Comment by ben — June 29, 2010 @ 7:42 pm
here’s a good one for you all - a friend of mine has bought me a ticket for this show - full review following.
Comment by ben — June 30, 2010 @ 9:45 am
I can see where you are coming from. It would be great if people went a little bit deeper and searched. I really do not like the spray on tan etc etc that tends to come along with the scene.

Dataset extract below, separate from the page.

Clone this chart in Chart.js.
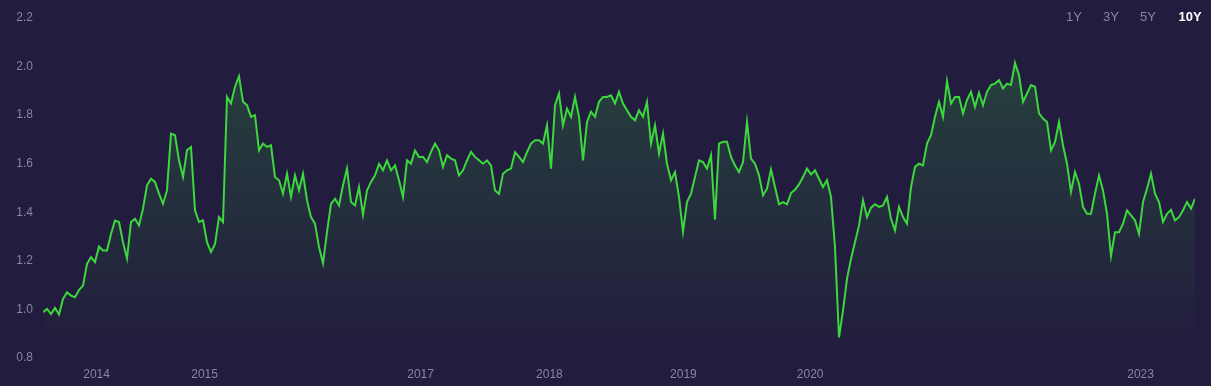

Though I think it does have it’s place. For instance my bro never would listen to anything electronic for years. Tell me to turn it off it sounds the same. I took him to Tiesto and now electronic is all he listens to. He also is digging deeper and finding more when he can. Mind you he is 30 something with two kids and does not have time to develop according what is new and up to date. So PVD might not be as fresh as someone else but he will convert some more to electronic. So I do not see it as bad as you do. I can see your frustration but hope you can see my point of view as well. You take care. I enjoyed reading your blog.
Thanks,
Eli
Comment by Eli — July 15, 2010 @ 5:08 pm
thanks for the comments eli. as i mentioned, i’m looking forward to going to this show and will write a review of it hopefully sometime over the weekend.
while i can definitely appreciate those who are into what the headliners of this festival bring to offer, at the same time, i do wish we could stop experiencing that “starting over” feeling constantly.